“All I’ve ever wanted to do is dance,” said Cristyne Lawson, the recently retired Dean of the Dance Department at CalArts and a person who has danced with every icon of the American modern dance movement of the 20th century.
Cristyne Lawson’s great grandmother, Ary Shaw McReynolds, moved, with her daughter, Mary McReynolds Stout, and her son-in-law, Rev. Stout, to Santa Monica in 1908. Rev. Stout had been asked to join Rev. Phillips at the CME Church on Fourth Street and Mary Stout would teach English at Prairie View College.
Ary Shaw McReynolds is buried at Woodlawn Cemetery on Pico Boulevard. The family believed her to be of both African American and Native American heritage. Also buried at Woodlawn are Lawson’s mother, father, sister, and uncle.
Her mother, Bernice Stout Lawson, grew up in Santa Monica, studied piano with the well-known teacher, Miss Lilias G. Hart. She went on to study music at the University of Southern California and to be a performing artist.
Lawson’s father, Hilliard Lawson, was the first black City Council member in Santa Monica. He came to California after being thrown out of Vicksburg, Miss. His mother went to work, as a cook, for the socially prominent Pasadena Jowitt family. This was Lawson’s first introduction to Deborah Jowitt who became her friend and went on to be the Dance Critic for the Village Voice and to write glowing reviews of Lawson dancing with Alvin Ailey.
Unlike her father’s racially hateful experiences in Mississippi, Lawson felt “at home in Santa Monica.” She talked about her childhood saying, “I have been really lucky. I wasn’t ostracized, as a child in Santa Monica, for being black, as children were in so many places in America. People put more into color then what’s there.
“I felt there was no place that I would rather be. My friends and relatives all lived within easy walking distance. I had a bicycle and could go everywhere in the city.
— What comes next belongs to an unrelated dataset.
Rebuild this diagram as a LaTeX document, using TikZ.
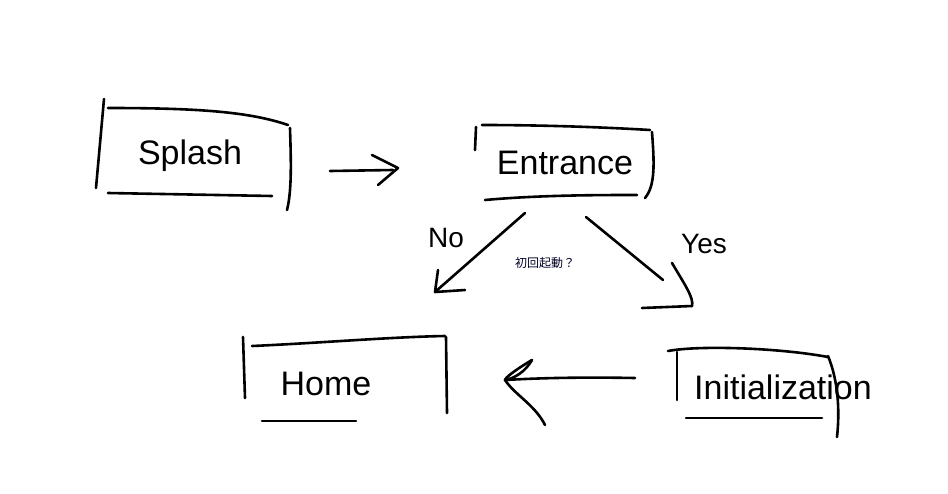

There were no parking lots and no parking meters. Can you imagine how wonderful it was to have the beach coming right up to the grass?
“In the Santa Monica black community everyone used to go to CME Church, on Fourth Street in Ocean Park, for their social life,” said Cristyne. “Originally called the Colored Methodist Episcopal Church, as the country changed its ideas about race, it became known as the Christian Methodist Episcopal Church.”
“I am who I am because my grandmother listened to everything I said and was interested in everything I did. If I went to a movie, I could come home and act out every part and she would give me unending attention.”
“My grandmother took me to Lincoln (Reed) Park for the dance program. The woman who taught dance at the park was a Ruth St. Denis trained teacher. I knew then that I wanted to be a dancer.”
Cristyne went to Santa Monica High School (Samohi) and then on to Los Angeles High School where they had a dance program, headed by the Wigman dancer, Martha Krogman. In high school she performed with the school’s Orchesis Club and she performed in the movie “Carmen Jones,” starring Dorothy Dandridge and Harry Belafonte.
Accepted to Juilliard, she was a member of the first Juilliard Dance Company. “Coming from Santa Monica, I found New York unreal. I had to adjust,” remembered Lawson. “I lived at the Dunbar Apartments in Harlem. Juilliard was still at 125th Street at that time.”
Lawson took a break from Juilliard to go on a worldwide, six-month tour with the Graham Company. She also worked on Broadway, where she and Alvin Ailey were lead dancers in “Jamaica,” starring Lena Horne and Ricardo Montalban. When home for the summer from her studies at Juilliard, she performed in the movie “Porgy and Bess.”
After graduation from Juilliard, she toured Europe with the Modern Jazz Quartet. It was in Europe that she met her husband, Graham Smith, an Australian architect and a dancer. They were married 19 years, and had two children.
It was a telegram asking her to come and help start a new school in Buffalo, New York that brought her back to the states. “At the school, I was choreographing for my own company, ‘Company of Man.’ We were dancers and film-makers and we made multi media films. I also choreographed a dance called, ‘The Story of Christ in Vietnam.’ It was the most incredible moment. We could not have lasted. It was so completely consuming.”
She went on to become the dean of The Sharon Disney Lund School of Dance at CalArts. “The school decided artists were the best people to run schools. They felt you had to have done it in order to teach it,” said Lawson.
“The problem with a school like CalArts, is you can have famous people come, but teaching can’t be about ‘you.’ One has to be able to bridge the gap between being an artist and doing one’s own work and at the same time give to the students,” said Lawson.
I’m really happy to be back in Santa Monica. I’ve been all over the world, but I love Santa Monica. It has changed, but it hasn’t changed beyond recognition. Ocean Park still has the same feel.”